The security architecture is characterized by several key layers:
- Enterprise-Grade Authentication: Utilizing Microsoft Entra ID ensures that the principle of least privilege is easily enforceable through Role-Based Access Control (RBAC).
- Data Encryption: Data is protected both at rest and in transit, utilizing industry-standard encryption protocols.
- Compliance Certifications: The platform is designed to meet the rigorous regulatory requirements of highly regulated industries such as finance, healthcare, and government.
- Partnered Expertise: Microsoft partners with specialized security experts to constantly audit and harden the managed service against emerging threats.
Service Tiers and Migration Path
As of the current operational landscape, Microsoft has restructured the service tiers to optimize for performance and long-term stability. It is important for administrators to note the following transition regarding service tiers:
- The Essential (preview) tier is being deprecated.
- The Standard tier is the recommended choice for all new workspaces.
- Azure Monitor dashboards with Grafana represent the modern, integrated approach for real-time monitoring.

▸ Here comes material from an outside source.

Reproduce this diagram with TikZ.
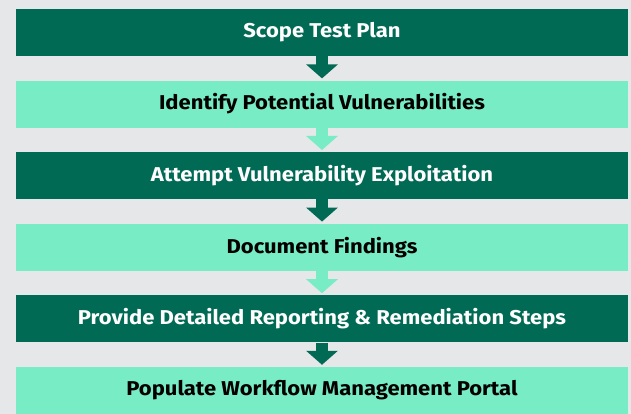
\documentclass[tikz,border=0pt]{standalone}
\usepackage{fontspec}
\usepackage{tikz}
\usetikzlibrary{arrows.meta,positioning}
\newfontfamily\barfont{Fira Sans}[FakeStretch=1.1]
\definecolor{darkgreen}{RGB}{0,106,85}
\definecolor{lightgreen}{RGB}{120,236,196}
\definecolor{bggray}{RGB}{230,231,232}

\begin{document}
\begin{tikzpicture}[node distance=71.6pt,
  bar/.style={rectangle,minimum width=612pt,minimum height=47pt,inner sep=0pt,
    font=\barfont\bfseries\fontsize{20}{22}\selectfont},
  darkbar/.style={bar,fill=darkgreen,text=white},
  lightbar/.style={bar,fill=lightgreen,text=black},
  darkflow/.style={line width=12pt,draw=darkgreen,shorten >=2pt,
    -{Triangle[length=14pt,width=31pt]}},
  lightflow/.style={darkflow,draw=lightgreen}]
  \fill[bggray] (0,0) rectangle (631pt,414pt);
  \node[darkbar]  (scope)    at (322pt,381.5pt) {Scope Test Plan};
  \node[lightbar] (identify) [below of=scope]    {Identify Potential Vulnerabilities};
  \node[darkbar]  (exploit)  [below of=identify] {Attempt Vulnerability Exploitation};
  \node[lightbar] (document) [below of=exploit]  {Document Findings};
  \node[darkbar]  (report)   [below of=document] {Provide Detailed Reporting \& Remediation Steps};
  \node[lightbar] (portal)   [below of=report]   {Populate Workflow Management Portal};

  \path (scope)    edge[darkflow]  (identify)
        (identify) edge[lightflow] (exploit)
        (exploit)  edge[darkflow]  (document)
        (document) edge[lightflow] (report)
        (report)   edge[darkflow]  (portal);
\end{tikzpicture}
\end{document}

Organizations currently utilizing the Essential tier should initiate a migration plan to either upgrade to the Standard tier or migrate their workflows to the new Azure Monitor dashboards with Grafana architecture. This transition ensures that users can leverage the full suite of modern features, including the advanced integration capabilities and the expanded data source support provided by the newer architectures.
Analysis of the Observability Paradigm Shift
The move toward Azure Managed Grafana represents a fundamental shift in how enterprise observability is managed. Historically, the "monitoring of the monitor" was a significant operational burden, often leading to a paradox where the tools meant to provide clarity actually added to the complexity of the infrastructure. By transitioning to a fully managed, natively integrated service, Microsoft has effectively decoupled the value of observability (the insights gained from data) from the cost of observability (the operational overhead of maintaining the tool).
The integration of Grafana directly into the Azure Portal and Azure Monitor ecosystem solves the "context switching" problem that plagues modern DevOps workflows. When an engineer can move from a high-level Azure resource view to a deep-dive Grafana pod-level dashboard without re-authenticating or reconfiguring network paths, the mean time to detection (MTTD) and mean time to resolution (MTTR) are inherently reduced.
Furthermore, the ability to bridge the gap between Azure-native telemetry and third-party enterprise data via the Grafana Enterprise upgrade allows for a holistic view of business and technical health. This creates a unified observability fabric where a spike in latency in an Azure Function can be correlated with a surge in transactions recorded in a Snowflake warehouse or an alert triggered in a legacy on-premises system. This level of correlation is the cornerstone of modern, resilient, and highly observable cloud architectures.